begin Record excerpts

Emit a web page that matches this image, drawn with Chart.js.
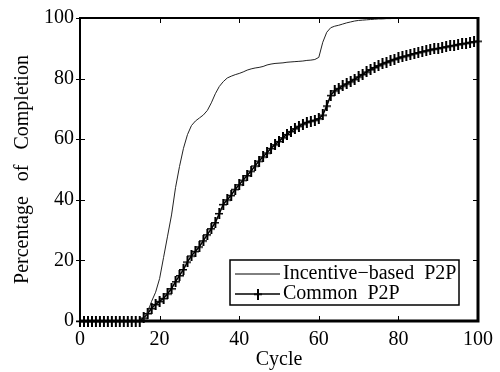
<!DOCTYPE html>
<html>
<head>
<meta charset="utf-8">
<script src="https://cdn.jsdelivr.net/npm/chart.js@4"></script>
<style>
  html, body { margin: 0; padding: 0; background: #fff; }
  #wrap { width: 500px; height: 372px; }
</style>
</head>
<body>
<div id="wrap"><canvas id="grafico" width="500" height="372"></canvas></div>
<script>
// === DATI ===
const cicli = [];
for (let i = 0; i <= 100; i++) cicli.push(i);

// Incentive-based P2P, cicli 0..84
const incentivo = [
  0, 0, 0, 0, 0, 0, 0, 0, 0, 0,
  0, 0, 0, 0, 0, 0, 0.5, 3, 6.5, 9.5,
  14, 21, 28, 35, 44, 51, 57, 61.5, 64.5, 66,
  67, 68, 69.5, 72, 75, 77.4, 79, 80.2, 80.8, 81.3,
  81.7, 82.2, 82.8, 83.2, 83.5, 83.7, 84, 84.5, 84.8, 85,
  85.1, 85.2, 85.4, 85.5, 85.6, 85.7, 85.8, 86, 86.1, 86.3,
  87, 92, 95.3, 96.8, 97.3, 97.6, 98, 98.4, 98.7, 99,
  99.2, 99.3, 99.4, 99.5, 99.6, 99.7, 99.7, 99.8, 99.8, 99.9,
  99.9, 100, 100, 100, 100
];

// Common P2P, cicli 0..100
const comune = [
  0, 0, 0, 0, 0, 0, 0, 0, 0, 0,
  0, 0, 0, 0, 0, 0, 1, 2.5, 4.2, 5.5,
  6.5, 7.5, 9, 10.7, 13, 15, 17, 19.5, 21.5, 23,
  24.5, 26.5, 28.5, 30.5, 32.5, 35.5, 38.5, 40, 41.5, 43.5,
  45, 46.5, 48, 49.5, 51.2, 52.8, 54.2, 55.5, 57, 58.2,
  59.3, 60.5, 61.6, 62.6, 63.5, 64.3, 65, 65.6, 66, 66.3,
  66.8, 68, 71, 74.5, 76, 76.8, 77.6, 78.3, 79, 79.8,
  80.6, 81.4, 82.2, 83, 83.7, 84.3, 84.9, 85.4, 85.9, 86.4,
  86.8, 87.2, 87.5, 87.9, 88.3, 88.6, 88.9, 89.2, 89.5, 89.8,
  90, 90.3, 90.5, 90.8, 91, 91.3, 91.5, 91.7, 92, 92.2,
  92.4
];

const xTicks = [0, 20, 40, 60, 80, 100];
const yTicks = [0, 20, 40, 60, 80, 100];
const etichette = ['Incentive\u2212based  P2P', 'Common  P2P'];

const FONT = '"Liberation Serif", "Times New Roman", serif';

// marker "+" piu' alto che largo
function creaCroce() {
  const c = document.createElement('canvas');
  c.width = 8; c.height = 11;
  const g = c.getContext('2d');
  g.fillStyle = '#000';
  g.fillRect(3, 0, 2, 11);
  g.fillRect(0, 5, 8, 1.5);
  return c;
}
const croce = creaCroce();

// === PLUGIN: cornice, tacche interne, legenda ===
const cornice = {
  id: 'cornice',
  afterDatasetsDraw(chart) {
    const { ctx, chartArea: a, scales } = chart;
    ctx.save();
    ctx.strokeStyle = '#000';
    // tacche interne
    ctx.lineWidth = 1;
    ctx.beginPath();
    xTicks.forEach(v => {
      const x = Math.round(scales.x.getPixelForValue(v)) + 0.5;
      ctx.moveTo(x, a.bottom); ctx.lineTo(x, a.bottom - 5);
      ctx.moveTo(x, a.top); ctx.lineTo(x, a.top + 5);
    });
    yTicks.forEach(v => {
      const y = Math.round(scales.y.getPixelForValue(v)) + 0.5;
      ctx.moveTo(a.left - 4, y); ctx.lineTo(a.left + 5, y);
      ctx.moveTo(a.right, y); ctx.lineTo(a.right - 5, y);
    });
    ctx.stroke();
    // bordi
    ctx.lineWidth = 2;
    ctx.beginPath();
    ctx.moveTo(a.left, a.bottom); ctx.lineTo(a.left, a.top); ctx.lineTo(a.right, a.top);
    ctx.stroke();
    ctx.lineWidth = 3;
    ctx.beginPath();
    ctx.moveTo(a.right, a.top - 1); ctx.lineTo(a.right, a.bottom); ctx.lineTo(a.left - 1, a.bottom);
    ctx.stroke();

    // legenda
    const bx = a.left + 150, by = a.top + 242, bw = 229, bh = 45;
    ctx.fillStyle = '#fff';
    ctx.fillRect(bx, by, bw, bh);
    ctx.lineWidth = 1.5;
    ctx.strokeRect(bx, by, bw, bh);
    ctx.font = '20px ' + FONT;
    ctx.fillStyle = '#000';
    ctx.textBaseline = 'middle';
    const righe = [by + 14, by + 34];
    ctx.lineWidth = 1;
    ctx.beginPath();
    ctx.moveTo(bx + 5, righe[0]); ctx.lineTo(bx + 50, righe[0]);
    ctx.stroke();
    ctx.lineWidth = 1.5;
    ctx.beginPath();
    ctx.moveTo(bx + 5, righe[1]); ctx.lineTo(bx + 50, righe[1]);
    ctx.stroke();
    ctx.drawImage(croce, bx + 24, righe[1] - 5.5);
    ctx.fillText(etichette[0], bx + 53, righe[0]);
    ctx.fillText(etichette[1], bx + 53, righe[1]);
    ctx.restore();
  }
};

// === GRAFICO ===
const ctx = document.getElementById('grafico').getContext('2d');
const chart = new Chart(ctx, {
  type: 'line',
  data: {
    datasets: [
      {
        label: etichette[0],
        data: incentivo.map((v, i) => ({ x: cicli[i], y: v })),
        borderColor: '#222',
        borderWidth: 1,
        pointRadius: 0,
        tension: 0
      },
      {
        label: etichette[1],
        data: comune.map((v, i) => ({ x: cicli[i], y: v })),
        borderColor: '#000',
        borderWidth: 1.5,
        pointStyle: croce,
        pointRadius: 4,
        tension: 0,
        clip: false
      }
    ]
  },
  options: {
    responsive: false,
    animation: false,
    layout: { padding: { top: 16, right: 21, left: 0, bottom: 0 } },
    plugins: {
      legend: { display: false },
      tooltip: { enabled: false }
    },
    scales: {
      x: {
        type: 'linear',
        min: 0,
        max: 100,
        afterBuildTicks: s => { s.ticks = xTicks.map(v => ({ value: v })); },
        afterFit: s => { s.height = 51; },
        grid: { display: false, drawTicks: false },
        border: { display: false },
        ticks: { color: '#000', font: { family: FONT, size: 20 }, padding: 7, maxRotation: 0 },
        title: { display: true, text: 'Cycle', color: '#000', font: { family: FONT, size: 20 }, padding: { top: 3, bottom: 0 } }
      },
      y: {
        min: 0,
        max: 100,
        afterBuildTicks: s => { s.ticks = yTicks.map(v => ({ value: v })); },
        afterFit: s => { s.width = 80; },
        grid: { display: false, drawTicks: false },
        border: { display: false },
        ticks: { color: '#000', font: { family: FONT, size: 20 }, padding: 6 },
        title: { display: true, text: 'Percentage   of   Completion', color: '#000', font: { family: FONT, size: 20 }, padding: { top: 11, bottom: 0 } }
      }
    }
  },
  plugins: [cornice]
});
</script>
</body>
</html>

end Record excerpts
begin Record excerpts

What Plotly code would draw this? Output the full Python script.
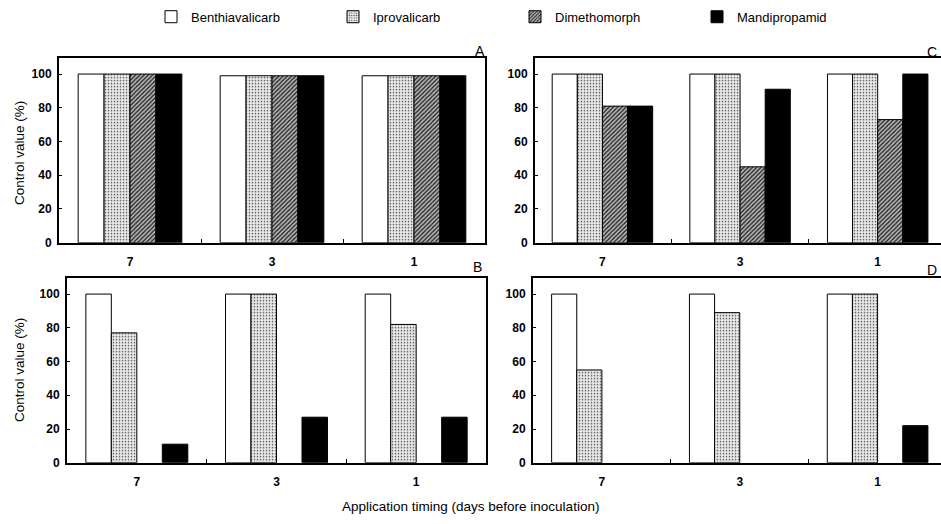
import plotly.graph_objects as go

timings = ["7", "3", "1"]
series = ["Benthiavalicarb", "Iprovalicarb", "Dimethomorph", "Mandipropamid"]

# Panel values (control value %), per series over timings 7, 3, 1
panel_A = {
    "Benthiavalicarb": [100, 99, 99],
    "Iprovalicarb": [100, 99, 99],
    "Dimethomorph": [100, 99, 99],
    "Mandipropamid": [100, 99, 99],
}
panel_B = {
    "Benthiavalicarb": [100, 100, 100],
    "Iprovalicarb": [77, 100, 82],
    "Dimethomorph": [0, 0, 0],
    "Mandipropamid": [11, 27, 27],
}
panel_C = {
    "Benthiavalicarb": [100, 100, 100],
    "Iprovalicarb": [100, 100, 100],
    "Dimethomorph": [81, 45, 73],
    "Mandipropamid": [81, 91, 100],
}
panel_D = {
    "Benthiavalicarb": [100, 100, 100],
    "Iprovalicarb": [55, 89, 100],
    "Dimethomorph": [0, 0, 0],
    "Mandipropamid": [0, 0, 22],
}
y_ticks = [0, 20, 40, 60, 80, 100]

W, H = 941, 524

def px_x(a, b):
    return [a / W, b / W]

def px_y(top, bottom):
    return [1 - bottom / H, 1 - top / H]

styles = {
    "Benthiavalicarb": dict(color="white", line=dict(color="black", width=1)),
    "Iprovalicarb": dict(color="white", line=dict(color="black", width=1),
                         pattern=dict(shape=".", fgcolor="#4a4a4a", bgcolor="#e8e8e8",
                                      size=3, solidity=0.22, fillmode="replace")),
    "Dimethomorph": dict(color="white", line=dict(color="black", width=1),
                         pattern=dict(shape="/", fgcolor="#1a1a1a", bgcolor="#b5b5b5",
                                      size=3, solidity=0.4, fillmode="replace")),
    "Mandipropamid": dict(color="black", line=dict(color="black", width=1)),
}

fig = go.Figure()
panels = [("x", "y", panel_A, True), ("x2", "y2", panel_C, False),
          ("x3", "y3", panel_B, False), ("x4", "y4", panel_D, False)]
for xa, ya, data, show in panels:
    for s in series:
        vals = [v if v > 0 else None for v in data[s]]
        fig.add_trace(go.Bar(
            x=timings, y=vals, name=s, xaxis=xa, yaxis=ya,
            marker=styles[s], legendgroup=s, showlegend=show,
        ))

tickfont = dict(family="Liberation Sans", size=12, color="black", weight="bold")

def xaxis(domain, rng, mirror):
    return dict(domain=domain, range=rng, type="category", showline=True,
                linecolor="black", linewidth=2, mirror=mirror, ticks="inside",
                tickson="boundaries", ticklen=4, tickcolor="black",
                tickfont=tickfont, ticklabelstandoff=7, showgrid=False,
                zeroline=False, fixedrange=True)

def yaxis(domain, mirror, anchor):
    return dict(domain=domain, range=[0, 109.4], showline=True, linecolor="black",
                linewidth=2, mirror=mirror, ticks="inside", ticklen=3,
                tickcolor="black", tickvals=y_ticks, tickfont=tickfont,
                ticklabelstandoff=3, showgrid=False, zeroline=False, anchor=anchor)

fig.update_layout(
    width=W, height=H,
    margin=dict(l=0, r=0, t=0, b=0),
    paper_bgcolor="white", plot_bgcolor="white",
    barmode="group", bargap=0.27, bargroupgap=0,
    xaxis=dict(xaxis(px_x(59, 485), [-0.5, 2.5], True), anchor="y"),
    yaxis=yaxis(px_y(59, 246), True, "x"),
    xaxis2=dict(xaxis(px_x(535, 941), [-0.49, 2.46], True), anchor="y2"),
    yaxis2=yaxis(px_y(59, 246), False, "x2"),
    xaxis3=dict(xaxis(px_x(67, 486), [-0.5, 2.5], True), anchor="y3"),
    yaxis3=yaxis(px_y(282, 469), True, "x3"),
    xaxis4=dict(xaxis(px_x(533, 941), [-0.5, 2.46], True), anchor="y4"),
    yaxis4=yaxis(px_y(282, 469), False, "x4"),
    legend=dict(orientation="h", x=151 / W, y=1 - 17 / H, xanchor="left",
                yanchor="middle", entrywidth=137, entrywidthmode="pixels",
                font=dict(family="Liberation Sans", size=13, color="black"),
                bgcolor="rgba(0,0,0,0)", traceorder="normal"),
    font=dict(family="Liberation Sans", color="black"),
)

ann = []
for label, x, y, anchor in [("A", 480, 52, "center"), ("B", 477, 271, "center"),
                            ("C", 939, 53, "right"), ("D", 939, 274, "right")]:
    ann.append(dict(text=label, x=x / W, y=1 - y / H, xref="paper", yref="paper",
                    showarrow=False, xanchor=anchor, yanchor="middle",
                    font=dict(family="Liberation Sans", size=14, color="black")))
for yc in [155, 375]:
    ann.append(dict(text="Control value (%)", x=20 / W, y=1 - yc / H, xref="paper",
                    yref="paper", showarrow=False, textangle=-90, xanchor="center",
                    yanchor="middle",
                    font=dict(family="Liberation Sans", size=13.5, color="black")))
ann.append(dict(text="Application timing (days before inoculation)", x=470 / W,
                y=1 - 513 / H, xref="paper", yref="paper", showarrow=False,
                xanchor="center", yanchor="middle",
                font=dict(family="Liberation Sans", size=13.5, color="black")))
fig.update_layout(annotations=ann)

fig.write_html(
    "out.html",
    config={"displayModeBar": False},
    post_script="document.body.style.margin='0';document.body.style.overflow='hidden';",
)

end Record excerpts
begin Record excerpts

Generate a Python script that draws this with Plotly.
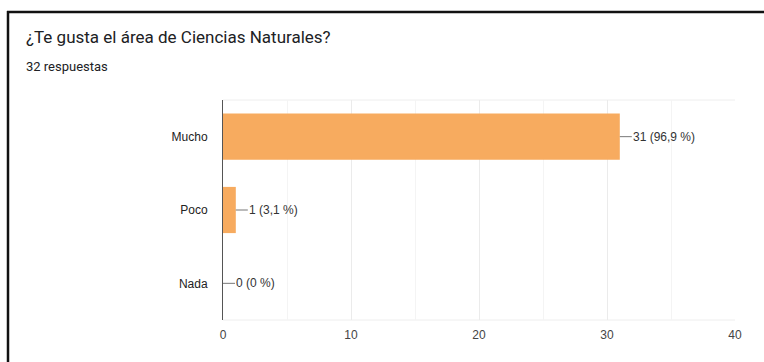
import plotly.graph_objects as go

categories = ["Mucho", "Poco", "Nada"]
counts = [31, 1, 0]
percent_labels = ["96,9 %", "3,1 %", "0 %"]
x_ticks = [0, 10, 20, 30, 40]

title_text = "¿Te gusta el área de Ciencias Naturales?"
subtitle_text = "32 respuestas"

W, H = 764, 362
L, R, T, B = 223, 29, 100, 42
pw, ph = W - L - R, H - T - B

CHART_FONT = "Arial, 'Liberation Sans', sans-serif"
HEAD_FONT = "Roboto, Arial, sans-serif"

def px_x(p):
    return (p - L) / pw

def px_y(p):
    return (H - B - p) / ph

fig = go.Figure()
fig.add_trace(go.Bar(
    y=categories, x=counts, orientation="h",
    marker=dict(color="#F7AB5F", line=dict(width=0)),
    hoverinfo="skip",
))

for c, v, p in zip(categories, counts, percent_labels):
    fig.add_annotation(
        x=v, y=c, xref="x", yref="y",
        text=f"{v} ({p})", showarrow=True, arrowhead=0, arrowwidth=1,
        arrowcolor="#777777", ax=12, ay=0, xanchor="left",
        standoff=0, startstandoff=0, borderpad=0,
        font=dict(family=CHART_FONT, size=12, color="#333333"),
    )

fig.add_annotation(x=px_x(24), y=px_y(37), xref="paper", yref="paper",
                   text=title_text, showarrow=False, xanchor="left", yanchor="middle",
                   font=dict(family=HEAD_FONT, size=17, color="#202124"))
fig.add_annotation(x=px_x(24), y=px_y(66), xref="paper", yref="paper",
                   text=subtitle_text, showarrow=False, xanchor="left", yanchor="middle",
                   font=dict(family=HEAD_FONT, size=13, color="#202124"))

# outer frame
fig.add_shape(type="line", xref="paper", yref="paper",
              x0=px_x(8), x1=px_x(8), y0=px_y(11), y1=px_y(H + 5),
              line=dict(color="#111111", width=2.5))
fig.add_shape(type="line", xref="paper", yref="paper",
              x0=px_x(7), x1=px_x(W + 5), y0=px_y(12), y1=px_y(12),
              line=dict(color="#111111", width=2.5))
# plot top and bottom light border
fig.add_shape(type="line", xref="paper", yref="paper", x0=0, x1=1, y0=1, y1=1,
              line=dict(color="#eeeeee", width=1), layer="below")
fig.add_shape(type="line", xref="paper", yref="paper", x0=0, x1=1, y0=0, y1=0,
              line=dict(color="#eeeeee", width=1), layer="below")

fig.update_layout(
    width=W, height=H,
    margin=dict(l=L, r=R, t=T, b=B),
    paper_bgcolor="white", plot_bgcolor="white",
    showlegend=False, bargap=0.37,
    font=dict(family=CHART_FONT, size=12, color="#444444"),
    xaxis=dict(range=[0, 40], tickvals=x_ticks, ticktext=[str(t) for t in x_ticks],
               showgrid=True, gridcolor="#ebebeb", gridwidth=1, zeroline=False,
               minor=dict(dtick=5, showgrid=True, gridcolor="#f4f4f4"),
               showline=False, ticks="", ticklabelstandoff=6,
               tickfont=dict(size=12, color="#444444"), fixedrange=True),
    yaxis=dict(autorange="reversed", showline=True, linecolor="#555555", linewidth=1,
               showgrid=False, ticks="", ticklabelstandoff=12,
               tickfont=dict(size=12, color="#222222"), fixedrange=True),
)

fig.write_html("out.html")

end Record excerpts

* Directions: Using the entries above, write out exactly the lines from the one with "What Plotly code" through the one with "return [a / W, b / W]", ends included. Leave out any pictures.

* Task result:
What Plotly code would draw this? Output the full Python script.
import plotly.graph_objects as go

timings = ["7", "3", "1"]
series = ["Benthiavalicarb", "Iprovalicarb", "Dimethomorph", "Mandipropamid"]

# Panel values (control value %), per series over timings 7, 3, 1
panel_A = {
    "Benthiavalicarb": [100, 99, 99],
    "Iprovalicarb": [100, 99, 99],
    "Dimethomorph": [100, 99, 99],
    "Mandipropamid": [100, 99, 99],
}
panel_B = {
    "Benthiavalicarb": [100, 100, 100],
    "Iprovalicarb": [77, 100, 82],
    "Dimethomorph": [0, 0, 0],
    "Mandipropamid": [11, 27, 27],
}
panel_C = {
    "Benthiavalicarb": [100, 100, 100],
    "Iprovalicarb": [100, 100, 100],
    "Dimethomorph": [81, 45, 73],
    "Mandipropamid": [81, 91, 100],
}
panel_D = {
    "Benthiavalicarb": [100, 100, 100],
    "Iprovalicarb": [55, 89, 100],
    "Dimethomorph": [0, 0, 0],
    "Mandipropamid": [0, 0, 22],
}
y_ticks = [0, 20, 40, 60, 80, 100]

W, H = 941, 524

def px_x(a, b):
    return [a / W, b / W]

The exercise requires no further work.